• [WHAT THE TASK ASKS]:
In the lines below, output everything from the first line through the line containing "(9,10) rectangle (542,505);" exactly as it is. Pictures are not part of the output.

• [SUPPLIED MATERIAL]:

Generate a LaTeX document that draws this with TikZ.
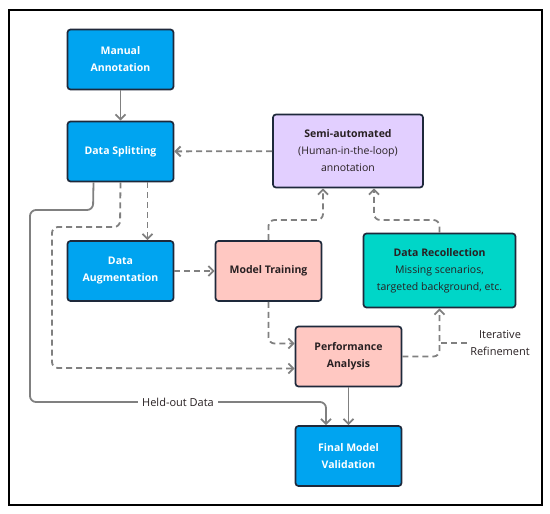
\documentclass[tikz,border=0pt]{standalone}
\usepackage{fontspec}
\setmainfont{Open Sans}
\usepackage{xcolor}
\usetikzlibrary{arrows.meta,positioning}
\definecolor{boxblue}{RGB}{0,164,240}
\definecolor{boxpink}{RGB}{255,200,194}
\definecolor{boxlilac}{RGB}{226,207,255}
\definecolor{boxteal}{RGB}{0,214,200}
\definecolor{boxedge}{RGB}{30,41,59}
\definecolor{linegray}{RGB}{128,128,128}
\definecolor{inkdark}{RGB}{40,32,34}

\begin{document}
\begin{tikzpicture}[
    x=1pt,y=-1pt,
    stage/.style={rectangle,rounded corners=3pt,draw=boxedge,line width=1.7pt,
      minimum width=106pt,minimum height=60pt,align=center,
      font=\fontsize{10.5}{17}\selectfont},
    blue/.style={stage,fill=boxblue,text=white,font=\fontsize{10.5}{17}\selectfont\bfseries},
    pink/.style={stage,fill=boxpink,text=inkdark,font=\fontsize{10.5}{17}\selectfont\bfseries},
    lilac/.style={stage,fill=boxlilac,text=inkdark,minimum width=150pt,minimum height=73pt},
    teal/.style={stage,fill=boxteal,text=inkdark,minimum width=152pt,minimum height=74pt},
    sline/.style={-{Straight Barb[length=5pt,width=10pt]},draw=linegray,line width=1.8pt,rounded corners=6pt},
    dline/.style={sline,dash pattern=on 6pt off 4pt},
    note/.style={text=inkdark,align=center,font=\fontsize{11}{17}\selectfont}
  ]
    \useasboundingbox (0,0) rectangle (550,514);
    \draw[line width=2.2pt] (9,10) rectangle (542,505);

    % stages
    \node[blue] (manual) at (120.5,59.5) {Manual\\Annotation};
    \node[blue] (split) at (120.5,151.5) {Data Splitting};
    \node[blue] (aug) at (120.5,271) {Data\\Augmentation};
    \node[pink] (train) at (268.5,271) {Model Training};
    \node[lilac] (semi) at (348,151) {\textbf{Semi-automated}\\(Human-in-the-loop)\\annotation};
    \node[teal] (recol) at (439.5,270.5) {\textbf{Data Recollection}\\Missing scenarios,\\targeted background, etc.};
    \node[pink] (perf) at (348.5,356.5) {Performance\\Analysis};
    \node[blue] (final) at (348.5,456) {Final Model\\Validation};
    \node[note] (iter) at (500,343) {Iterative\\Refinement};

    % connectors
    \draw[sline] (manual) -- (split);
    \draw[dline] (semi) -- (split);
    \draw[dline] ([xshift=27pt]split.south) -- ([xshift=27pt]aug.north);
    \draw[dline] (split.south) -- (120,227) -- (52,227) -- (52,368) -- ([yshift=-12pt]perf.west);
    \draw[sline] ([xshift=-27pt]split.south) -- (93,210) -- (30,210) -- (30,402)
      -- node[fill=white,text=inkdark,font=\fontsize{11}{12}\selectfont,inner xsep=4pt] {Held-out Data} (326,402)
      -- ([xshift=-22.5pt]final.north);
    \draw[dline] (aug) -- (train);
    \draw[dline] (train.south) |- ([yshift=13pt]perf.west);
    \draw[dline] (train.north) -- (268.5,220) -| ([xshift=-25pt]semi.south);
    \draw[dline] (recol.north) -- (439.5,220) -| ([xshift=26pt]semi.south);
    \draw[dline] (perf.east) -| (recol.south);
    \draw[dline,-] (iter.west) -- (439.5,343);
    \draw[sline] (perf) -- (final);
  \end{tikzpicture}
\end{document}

• [EXERCISE RESULT]:
Generate a LaTeX document that draws this with TikZ.
\documentclass[tikz,border=0pt]{standalone}
\usepackage{fontspec}
\setmainfont{Open Sans}
\usepackage{xcolor}
\usetikzlibrary{arrows.meta,positioning}
\definecolor{boxblue}{RGB}{0,164,240}
\definecolor{boxpink}{RGB}{255,200,194}
\definecolor{boxlilac}{RGB}{226,207,255}
\definecolor{boxteal}{RGB}{0,214,200}
\definecolor{boxedge}{RGB}{30,41,59}
\definecolor{linegray}{RGB}{128,128,128}
\definecolor{inkdark}{RGB}{40,32,34}

\begin{document}
\begin{tikzpicture}[
    x=1pt,y=-1pt,
    stage/.style={rectangle,rounded corners=3pt,draw=boxedge,line width=1.7pt,
      minimum width=106pt,minimum height=60pt,align=center,
      font=\fontsize{10.5}{17}\selectfont},
    blue/.style={stage,fill=boxblue,text=white,font=\fontsize{10.5}{17}\selectfont\bfseries},
    pink/.style={stage,fill=boxpink,text=inkdark,font=\fontsize{10.5}{17}\selectfont\bfseries},
    lilac/.style={stage,fill=boxlilac,text=inkdark,minimum width=150pt,minimum height=73pt},
    teal/.style={stage,fill=boxteal,text=inkdark,minimum width=152pt,minimum height=74pt},
    sline/.style={-{Straight Barb[length=5pt,width=10pt]},draw=linegray,line width=1.8pt,rounded corners=6pt},
    dline/.style={sline,dash pattern=on 6pt off 4pt},
    note/.style={text=inkdark,align=center,font=\fontsize{11}{17}\selectfont}
  ]
    \useasboundingbox (0,0) rectangle (550,514);
    \draw[line width=2.2pt] (9,10) rectangle (542,505);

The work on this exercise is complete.